To calculate the enthalpy change (\(\Delta H_{rxn}\)) for the combustion of ethanol, you can use the bond energy values provided. The reaction is:
\[CH_3CH_2OH(l) + 3 O_2(g) \rightarrow 2 CO_2(g) + 3 H_2O(g)\]
The enthalpy change (\(\Delta H_{rxn}\)) can be calculated using the following equation:
\[\Delta H_{rxn} = \sum \text{(bond energies of bonds broken)} - \sum \text{(bond energies of bonds formed)}\]
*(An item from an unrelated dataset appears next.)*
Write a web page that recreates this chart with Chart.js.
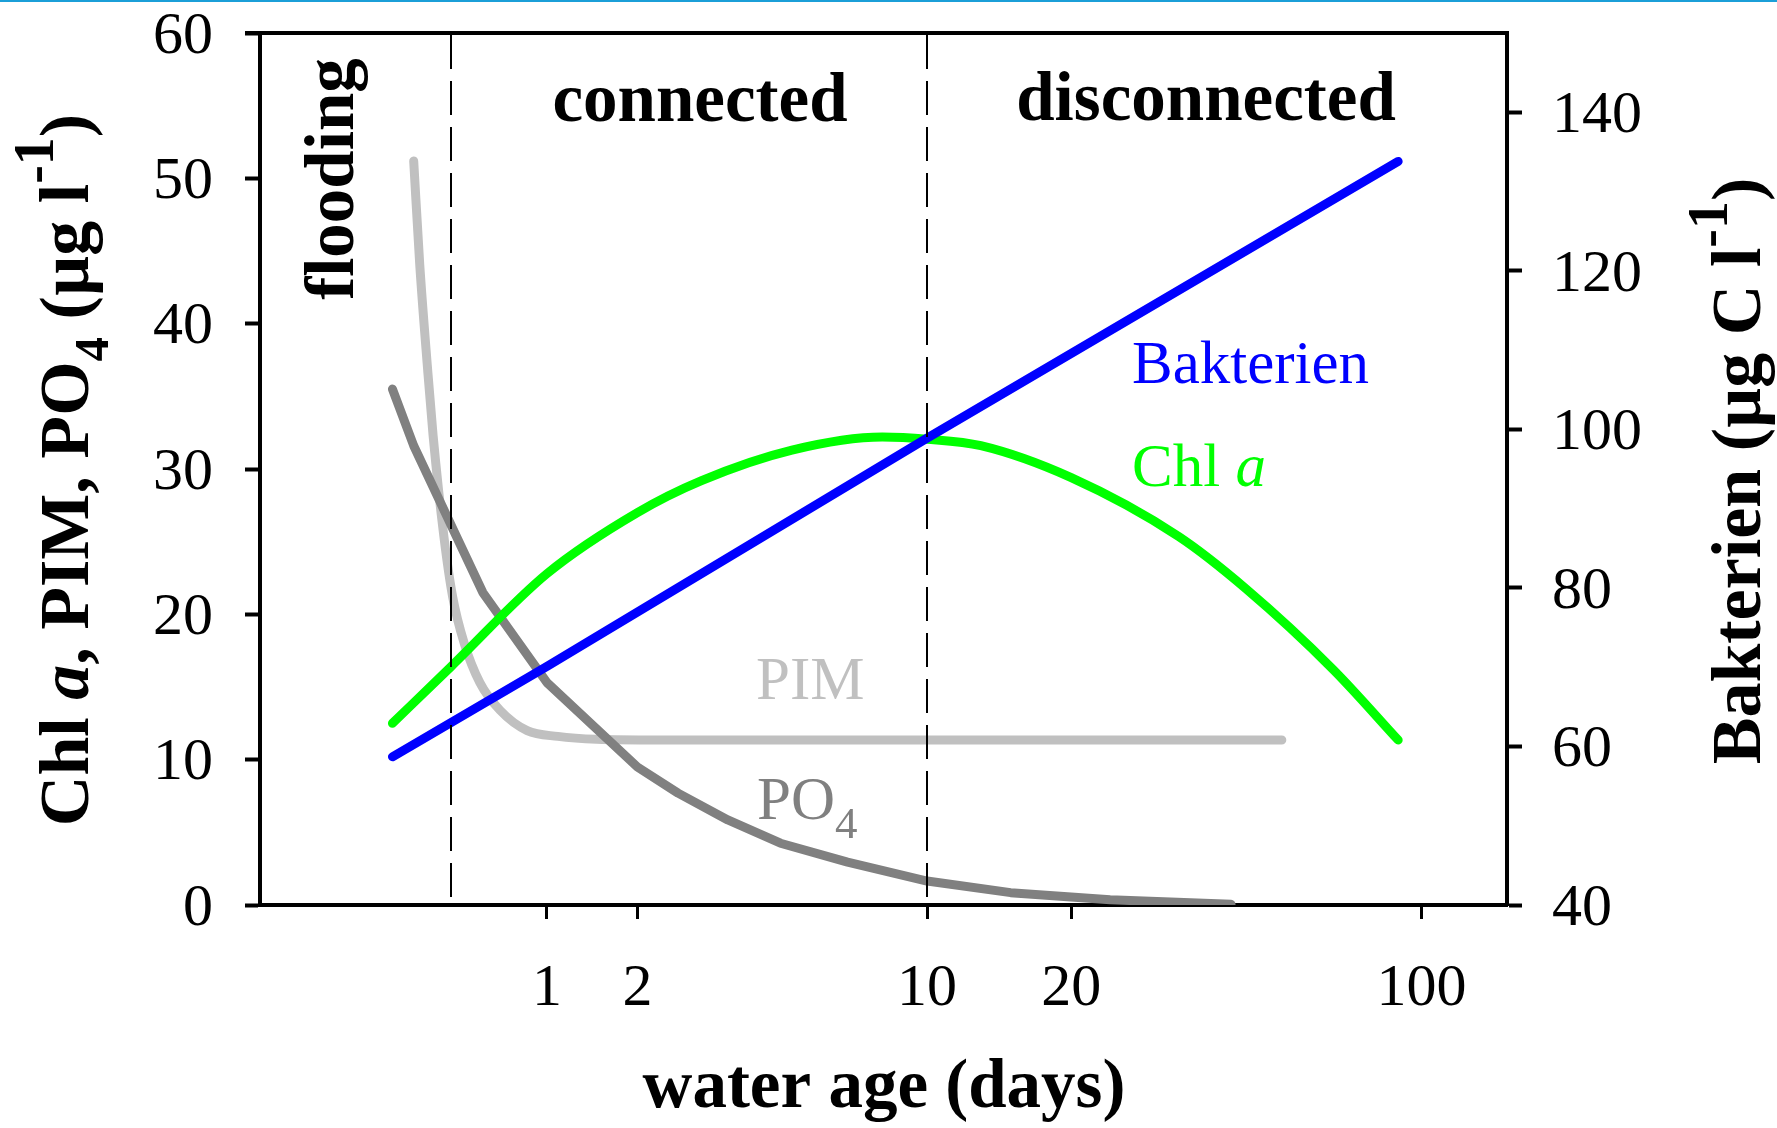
<!DOCTYPE html>
<html><head><meta charset="utf-8">
<script src="https://cdn.jsdelivr.net/npm/chart.js@4.4.1/dist/chart.umd.min.js"></script>
<style>
html,body{margin:0;padding:0;background:#fff;}
#wrap{position:relative;width:1777px;height:1128px;overflow:hidden;}
#topline{position:absolute;left:0;top:0;width:1777px;height:2px;background:#1b9fd8;}
canvas{position:absolute;left:0;top:0;}
</style></head><body>
<div id="wrap"><canvas id="c" width="1777" height="1128"></canvas><div id="topline"></div></div>
<script>
// ---- data (water age in days, values) ----
const xTickDays = [1, 2, 10, 20, 100];
const leftTicks = [0, 10, 20, 30, 40, 50, 60];
const rightTicks = [40, 60, 80, 100, 120, 140];
const phaseBounds = [0.3, 10];

const bakDays = [0, 1, 10, 90];
const bakVals = [58.7, 70.1, 98.9, 133.8];

const chlDays = [0, 0.3, 1, 2, 3, 5, 8, 10, 13, 20, 33, 45, 67, 90];
const chlVals = [12.5, 16.4, 22.8, 27.0, 29.2, 31.3, 32.2, 32.05, 31.6, 29.4, 25.35, 21.75, 16.2, 11.35];

const pimDays = [0.1, 0.13, 0.17, 0.2, 0.26, 0.31, 0.38, 0.48, 0.62, 0.83, 1.1, 1.5, 2.3, 53];
const pimVals = [51.2, 44.1, 37.0, 32.3, 25.3, 21.2, 18.0, 15.3, 13.4, 12.0, 11.6, 11.4, 11.35, 11.35];

const po4Days = [0, 0.1, 0.5, 1, 2, 2.6, 3.5, 4.7, 6.7, 10, 15, 24, 42];
const po4Vals = [35.5, 31.6, 21.5, 15.3, 9.5, 7.7, 5.85, 4.25, 2.95, 1.65, 0.85, 0.36, 0.05];

// ---- helpers ----
const toU = d => Math.log10(1 + d);
const pts = (days, vals) => days.map((d, i) => ({x: toU(d), y: vals[i]}));
const FAM = '"Liberation Serif", "Times New Roman", serif';
const F = (size, bold, italic) => (italic ? 'italic ' : '') + (bold ? 'bold ' : '') + size + 'px ' + FAM;

function drawRich(ctx, runs, x, y, align, rot) {
  ctx.save();
  ctx.translate(x, y);
  if (rot) ctx.rotate(rot);
  ctx.textBaseline = 'alphabetic';
  ctx.textAlign = 'left';
  let total = 0;
  runs.forEach(r => { ctx.font = r.f; r.w = ctx.measureText(r.t).width; total += r.w; });
  let cx = align === 'center' ? -total / 2 : (align === 'right' ? -total : 0);
  runs.forEach(r => { ctx.font = r.f; ctx.fillStyle = r.c || '#000'; ctx.fillText(r.t, cx, r.dy || 0); cx += r.w; });
  ctx.restore();
}

const decor = {
  id: 'decor',
  afterDatasetsDraw(chart) {
    const {ctx, chartArea: a, scales: {x}} = chart;
    ctx.save();
    ctx.strokeStyle = '#000';
    ctx.lineWidth = 2;
    ctx.setLineDash([34, 12]);
    phaseBounds.forEach(d => {
      const px = Math.round(x.getPixelForValue(toU(d)));
      ctx.beginPath(); ctx.moveTo(px, a.top + 2); ctx.lineTo(px, a.bottom); ctx.stroke();
    });
    ctx.setLineDash([]);
    ctx.lineWidth = 4;
    ctx.beginPath(); ctx.moveTo(a.left - 15, a.top); ctx.lineTo(a.right + 2, a.top); ctx.stroke();
    ctx.restore();
  },
  afterDraw(chart) {
    const ctx = chart.ctx;
    const up = -Math.PI / 2;
    drawRich(ctx, [{t: 'connected', f: F(69, true)}], 700, 121, 'center');
    drawRich(ctx, [{t: 'disconnected', f: F(69, true)}], 1206, 120, 'center');
    drawRich(ctx, [{t: 'flooding', f: F(69, true)}], 353, 179, 'center', up);
    drawRich(ctx, [{t: 'Bakterien', f: F(61), c: '#0000ff'}], 1132, 383, 'left');
    drawRich(ctx, [{t: 'Chl ', f: F(61), c: '#00ff00'}, {t: 'a', f: F(61, false, true), c: '#00ff00'}], 1132, 486, 'left');
    drawRich(ctx, [{t: 'PIM', f: F(61), c: '#c0c0c0'}], 756, 699, 'left');
    drawRich(ctx, [{t: 'PO', f: F(61), c: '#808080'}, {t: '4', f: F(45), c: '#808080', dy: 19}], 757, 819, 'left');
    drawRich(ctx, [
      {t: 'Chl ', f: F(70, true)}, {t: 'a', f: F(70, true, true)}, {t: ', PIM, PO', f: F(70, true)},
      {t: '4', f: F(49, true), dy: 20}, {t: ' (µg l', f: F(70, true)}, {t: '-1', f: F(56, true), dy: -35},
      {t: ')', f: F(70, true)}
    ], 88, 470, 'center', up);
    drawRich(ctx, [
      {t: 'Bakterien (µg C l', f: F(70, true)}, {t: '-1', f: F(56, true), dy: -33}, {t: ')', f: F(70, true)}
    ], 1760, 471, 'center', up);
    drawRich(ctx, [{t: 'water age (days)', f: F(69, true)}], 884, 1107, 'center');
  }
};

const tickFont = {family: 'Liberation Serif', size: 60};
const noPad = s => { s.paddingTop = 0; s.paddingBottom = 0; s.paddingLeft = 0; s.paddingRight = 0; };

new Chart(document.getElementById('c'), {
  type: 'line',
  data: {
    datasets: [
      {label: 'Bakterien', data: pts(bakDays, bakVals), borderColor: '#0000ff', yAxisID: 'y2', tension: 0, order: 1},
      {label: 'Chl a', data: pts(chlDays, chlVals), borderColor: '#00ff00', yAxisID: 'y', cubicInterpolationMode: 'monotone', order: 2},
      {label: 'PO4', data: pts(po4Days, po4Vals), borderColor: '#808080', yAxisID: 'y', tension: 0, order: 3},
      {label: 'PIM', data: pts(pimDays, pimVals), borderColor: '#c0c0c0', yAxisID: 'y', cubicInterpolationMode: 'monotone', order: 4}
    ]
  },
  options: {
    responsive: false,
    animation: false,
    devicePixelRatio: 1,
    layout: {padding: {top: 33, left: 0, right: 0, bottom: 0}},
    elements: {
      line: {borderWidth: 9, borderCapStyle: 'round', borderJoinStyle: 'round', fill: false},
      point: {radius: 0, hoverRadius: 0}
    },
    plugins: {legend: {display: false}, tooltip: {enabled: false}},
    scales: {
      x: {
        type: 'linear', position: 'bottom', min: -0.258, max: 2.171,
        afterBuildTicks: s => { s.ticks = xTickDays.map(d => ({value: toU(d)})); },
        ticks: {callback: (v, i) => String(xTickDays[i]), font: tickFont, color: '#000', padding: 34, maxRotation: 0, autoSkip: false},
        grid: {drawOnChartArea: false, drawTicks: true, tickLength: 14, tickWidth: 3, tickColor: '#000'},
        border: {display: true, width: 4, color: '#000'},
        afterFit: s => { s.height = 223; noPad(s); }
      },
      y: {
        type: 'linear', position: 'left', min: 0, max: 60,
        afterBuildTicks: s => { s.ticks = leftTicks.map(v => ({value: v})); },
        ticks: {font: tickFont, color: '#000', padding: 32, autoSkip: false, labelOffset: 4},
        grid: {drawOnChartArea: false, drawTicks: true, tickLength: 15, tickWidth: 4, tickColor: '#000'},
        border: {display: true, width: 4, color: '#000'},
        afterFit: s => { s.width = 260; noPad(s); }
      },
      y2: {
        type: 'linear', position: 'right', min: 40, max: 150,
        afterBuildTicks: s => { s.ticks = rightTicks.map(v => ({value: v})); },
        ticks: {font: tickFont, color: '#000', padding: 30, autoSkip: false, labelOffset: 4},
        grid: {drawOnChartArea: false, drawTicks: true, tickLength: 15, tickWidth: 4, tickColor: '#000'},
        border: {display: true, width: 4, color: '#000'},
        afterFit: s => { s.width = 270; noPad(s); }
      }
    }
  },
  plugins: [decor]
});
</script>
</body></html>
First, identify the bonds broken and formed in the reaction:
**Bonds Broken:**
- 1 C-H bond in CH3CH2OH
- 3 O=O bonds in O2
**Bonds Formed:**
- 2 C=O bonds in CO2
- 3 O-H bonds in H2O
Now, substitute the bond energy values into the equation:
\[\Delta H_{rxn} = (1 \times 411) + (3 \times 498) - (2 \times 805) - (3 \times 464)\]
Calculate the values:
\[\Delta H_{rxn} = 411 + 1494 - 1610 - 1392\]
\[\Delta H_{rxn} = -97 \, \text{kJ}\]
Therefore, the enthalpy change (\(\Delta H_{rxn}\)) for the combustion of ethanol is -97 kJ. The negative sign indicates that the reaction is exothermic.